Se trata de un debate que despertó y se avivó con la subida del sufrimiento social. Ese despertar ha reducido –sin eliminarla del todo- una parte de la tolerancia social hacia los corruptos. De algún modo, la confianza en los aparatos de los partidos tradicionales (del bipartidismo imperfecto, británico, español o francés) ya caía lentamente desde hace años. Los golpes de los gobernantes al estado del bienestar, preconizados desde las instituciones europeas y el FMI, han terminado alarmando a los más frágiles, también a varias capas de las clases medias, incluso a quienes -entre ellas- conservan sus empleos. Esa alarma ha debilitado también la confianza en el proyecto europeo.
Según el Eurobarómetro, la simpatía hacia la UE se derrumba en los países mayores de la Unión. Paradójicamente, donde menos cae es en el Reino Unido porque la dimensión de esa desconfianza ya era grande casi desde su integración en la Comunidad Europea. Con relación a los datos del Eurobarómetro, es decir, referidos a los seis grandes de la UE, The Guardian afirmaba hace poco (24 de abril de 2015) que «esa confianza en el proyecto europeo cae a mayor velocidad que los índices de crecimiento».

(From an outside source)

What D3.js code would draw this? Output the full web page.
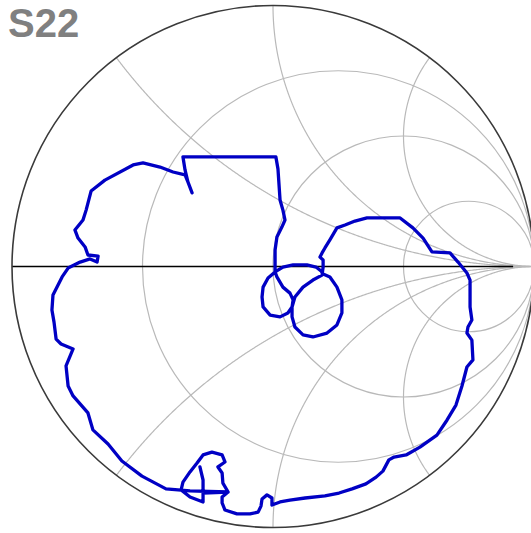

En ese descenso, los alemanes y los nórdicos se han autoconvencido, o los convencieron sus dirigentes, de que ellos son quienes pagan el caos financiero de los mediterráneos (no sólo de Grecia). En el sur, se culpa a sus propios dirigentes corruptos, pero también se simplifica refiriéndose, venga o no venga a cuento, al eje Berlín-Bruselas. Las políticas de austeridad tienen ya demasiado recorrido negativo, demasiados años, para que alguien en su sano juicio pueda confiar en ellas, pero el modelo anterior al estallido de la burbuja inmobiliaria no es defendible. Ni antes, ni ahora, ni en el sur, ni en el norte. En cualquier caso, el proceso de victimización es doble y paralelo. Puede ser demoledor para todos. Viene acompañado de la creencia, o constatación, de los déficits democráticos de la UE que impone duros recortes para eliminar el déficit financiero, pero actúa mucho, muchísimo menos, contra los déficits sociales y las desigualdades.
Grupos sociales progresivamente invisibles
María Pazos, experta del Instituto de Estudios Fiscales, nos lo explicó hace poco con claridad mediante un ejemplo que equipara discriminaciones aparentemente distintas:
«En los países del sur, no puede haber avances hacia una verdadera igualdad de género si el estado del bienestar se derrumba. En España, pero también en Alemania, hay una tendencia a rechazar la individualización de los derechos sociales y casi todas las decisiones se toman en función de 'la familia', del paradigma familiar. De modo que muchos grupos de mujeres y de trabajadores inmigrantes, especialmente, quedan olvidados, se vuelven 'invisibles'. Es el caso de las empleadas de hogar, de las personas que atienden a los mayores o a las personas con dependencia. Empleadas casi siempre, o con frecuencia, procedentes de la inmigración. La reducción de las pensiones las afecta muy en especial porque si tienen contratos éstos son esporádicos y de muy bajo salario. Sus cotizaciones son demasiado leves, demasiado irregulares, para alcanzar el derecho a una verdadera pensión. Estos grupos sociales se ven impelidos a trabajar en la economía sumergida». Ese modelo laboral ultra precario se ha extendido a otros sectores.
Y esa economía sumergida, a su vez, es la bestia negra de los dirigentes de la Europa nórdica y alemana, que ven alarmados cómo crecen las ideas populistas (o las que ellos identifican como tales). Convencen a sus opiniones públicas, que mantienen a su vez una gran ceguera ante el aumento espectacular de las desigualdades en sus propias sociedades y -en mayor medida- en las de la Europa del sur. En ese ambiente, la precarización de los contratos laborales y la voluntad aparente de eliminar la negociación colectiva y los derechos sociales, impulsan la inmersión económica y laboral de muchos sectores. Pero esos mismos sectores obligados a convertirse en 'invisibles' se niegan al proceso 'político' de invisibilización.
De modo que cabe entender que la quiebra del paisaje estandarizado de unas fuerzas políticas envejecidas surgió ahí. No de repente, como por arte de magia, en la cabeza de dirigentes políticos nuevos y milagrosamente carismáticos.